▸ CHALLENGE
Write out the data below in full, unchanged, minus the images.

▸ SUPPLIED INFORMATION
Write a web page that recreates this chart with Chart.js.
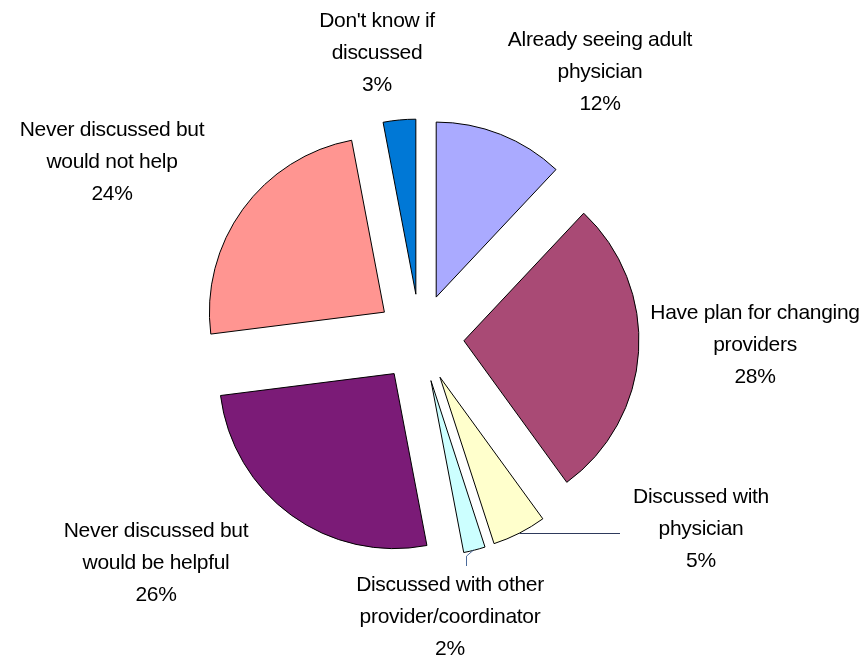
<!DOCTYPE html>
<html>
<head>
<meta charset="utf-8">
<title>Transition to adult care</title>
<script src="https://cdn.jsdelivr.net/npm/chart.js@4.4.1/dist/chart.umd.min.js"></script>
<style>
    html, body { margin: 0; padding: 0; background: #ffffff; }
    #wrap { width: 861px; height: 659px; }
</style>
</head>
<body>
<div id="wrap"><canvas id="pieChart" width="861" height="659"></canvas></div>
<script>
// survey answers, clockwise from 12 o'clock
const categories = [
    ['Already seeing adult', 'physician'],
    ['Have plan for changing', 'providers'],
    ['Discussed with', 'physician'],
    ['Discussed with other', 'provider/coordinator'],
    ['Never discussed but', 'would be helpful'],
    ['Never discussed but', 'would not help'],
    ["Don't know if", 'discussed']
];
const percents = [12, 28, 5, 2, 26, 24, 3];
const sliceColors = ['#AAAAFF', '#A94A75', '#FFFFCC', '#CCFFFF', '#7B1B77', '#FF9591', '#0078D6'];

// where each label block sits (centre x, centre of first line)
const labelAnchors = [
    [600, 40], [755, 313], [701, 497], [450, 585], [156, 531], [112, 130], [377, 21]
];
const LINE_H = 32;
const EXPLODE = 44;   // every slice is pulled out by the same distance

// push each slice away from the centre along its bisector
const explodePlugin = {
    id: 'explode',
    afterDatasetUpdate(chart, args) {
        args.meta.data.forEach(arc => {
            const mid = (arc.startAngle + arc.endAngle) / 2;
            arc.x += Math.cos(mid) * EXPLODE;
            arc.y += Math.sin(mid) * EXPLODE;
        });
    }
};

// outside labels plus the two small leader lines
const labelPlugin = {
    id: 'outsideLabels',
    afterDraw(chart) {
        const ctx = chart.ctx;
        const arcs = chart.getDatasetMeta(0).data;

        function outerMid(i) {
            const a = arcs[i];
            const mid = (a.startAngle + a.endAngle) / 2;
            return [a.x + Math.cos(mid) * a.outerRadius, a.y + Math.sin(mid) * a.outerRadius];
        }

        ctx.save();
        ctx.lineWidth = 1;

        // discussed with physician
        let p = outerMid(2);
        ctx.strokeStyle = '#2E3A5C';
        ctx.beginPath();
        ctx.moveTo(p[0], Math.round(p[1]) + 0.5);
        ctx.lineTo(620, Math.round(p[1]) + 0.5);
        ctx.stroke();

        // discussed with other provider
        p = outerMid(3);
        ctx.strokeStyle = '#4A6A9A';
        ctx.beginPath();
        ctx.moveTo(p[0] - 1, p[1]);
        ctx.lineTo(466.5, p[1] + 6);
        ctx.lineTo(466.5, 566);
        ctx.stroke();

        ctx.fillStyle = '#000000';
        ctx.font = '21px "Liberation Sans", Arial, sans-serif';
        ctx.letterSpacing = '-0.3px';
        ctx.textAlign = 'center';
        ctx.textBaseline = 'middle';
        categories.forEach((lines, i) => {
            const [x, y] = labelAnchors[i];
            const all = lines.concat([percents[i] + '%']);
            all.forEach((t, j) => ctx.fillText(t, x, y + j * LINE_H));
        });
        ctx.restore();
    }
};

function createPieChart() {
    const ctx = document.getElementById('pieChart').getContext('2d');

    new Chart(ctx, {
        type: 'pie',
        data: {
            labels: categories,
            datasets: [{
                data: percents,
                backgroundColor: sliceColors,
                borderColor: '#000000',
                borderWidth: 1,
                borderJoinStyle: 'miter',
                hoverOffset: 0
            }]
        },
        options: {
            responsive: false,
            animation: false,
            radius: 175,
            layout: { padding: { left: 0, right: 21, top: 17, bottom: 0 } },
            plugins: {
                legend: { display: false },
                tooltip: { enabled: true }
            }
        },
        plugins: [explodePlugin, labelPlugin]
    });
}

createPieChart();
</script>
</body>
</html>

▸ RESPONSE FOR THIS EXERCISE
Write a web page that recreates this chart with Chart.js.
<!DOCTYPE html>
<html>
<head>
<meta charset="utf-8">
<title>Transition to adult care</title>
<script src="https://cdn.jsdelivr.net/npm/chart.js@4.4.1/dist/chart.umd.min.js"></script>
<style>
    html, body { margin: 0; padding: 0; background: #ffffff; }
    #wrap { width: 861px; height: 659px; }
</style>
</head>
<body>
<div id="wrap"><canvas id="pieChart" width="861" height="659"></canvas></div>
<script>
// survey answers, clockwise from 12 o'clock
const categories = [
    ['Already seeing adult', 'physician'],
    ['Have plan for changing', 'providers'],
    ['Discussed with', 'physician'],
    ['Discussed with other', 'provider/coordinator'],
    ['Never discussed but', 'would be helpful'],
    ['Never discussed but', 'would not help'],
    ["Don't know if", 'discussed']
];
const percents = [12, 28, 5, 2, 26, 24, 3];
const sliceColors = ['#AAAAFF', '#A94A75', '#FFFFCC', '#CCFFFF', '#7B1B77', '#FF9591', '#0078D6'];

// where each label block sits (centre x, centre of first line)
const labelAnchors = [
    [600, 40], [755, 313], [701, 497], [450, 585], [156, 531], [112, 130], [377, 21]
];
const LINE_H = 32;
const EXPLODE = 44;   // every slice is pulled out by the same distance

// push each slice away from the centre along its bisector
const explodePlugin = {
    id: 'explode',
    afterDatasetUpdate(chart, args) {
        args.meta.data.forEach(arc => {
            const mid = (arc.startAngle + arc.endAngle) / 2;
            arc.x += Math.cos(mid) * EXPLODE;
            arc.y += Math.sin(mid) * EXPLODE;
        });
    }
};

// outside labels plus the two small leader lines
const labelPlugin = {
    id: 'outsideLabels',
    afterDraw(chart) {
        const ctx = chart.ctx;
        const arcs = chart.getDatasetMeta(0).data;

        function outerMid(i) {
            const a = arcs[i];
            const mid = (a.startAngle + a.endAngle) / 2;
            return [a.x + Math.cos(mid) * a.outerRadius, a.y + Math.sin(mid) * a.outerRadius];
        }

        ctx.save();
        ctx.lineWidth = 1;

        // discussed with physician
        let p = outerMid(2);
        ctx.strokeStyle = '#2E3A5C';
        ctx.beginPath();
        ctx.moveTo(p[0], Math.round(p[1]) + 0.5);
        ctx.lineTo(620, Math.round(p[1]) + 0.5);
        ctx.stroke();

        // discussed with other provider
        p = outerMid(3);
        ctx.strokeStyle = '#4A6A9A';
        ctx.beginPath();
        ctx.moveTo(p[0] - 1, p[1]);
        ctx.lineTo(466.5, p[1] + 6);
        ctx.lineTo(466.5, 566);
        ctx.stroke();

        ctx.fillStyle = '#000000';
        ctx.font = '21px "Liberation Sans", Arial, sans-serif';
        ctx.letterSpacing = '-0.3px';
        ctx.textAlign = 'center';
        ctx.textBaseline = 'middle';
        categories.forEach((lines, i) => {
            const [x, y] = labelAnchors[i];
            const all = lines.concat([percents[i] + '%']);
            all.forEach((t, j) => ctx.fillText(t, x, y + j * LINE_H));
        });
        ctx.restore();
    }
};

function createPieChart() {
    const ctx = document.getElementById('pieChart').getContext('2d');

    new Chart(ctx, {
        type: 'pie',
        data: {
            labels: categories,
            datasets: [{
                data: percents,
                backgroundColor: sliceColors,
                borderColor: '#000000',
                borderWidth: 1,
                borderJoinStyle: 'miter',
                hoverOffset: 0
            }]
        },
        options: {
            responsive: false,
            animation: false,
            radius: 175,
            layout: { padding: { left: 0, right: 21, top: 17, bottom: 0 } },
            plugins: {
                legend: { display: false },
                tooltip: { enabled: true }
            }
        },
        plugins: [explodePlugin, labelPlugin]
    });
}

createPieChart();
</script>
</body>
</html>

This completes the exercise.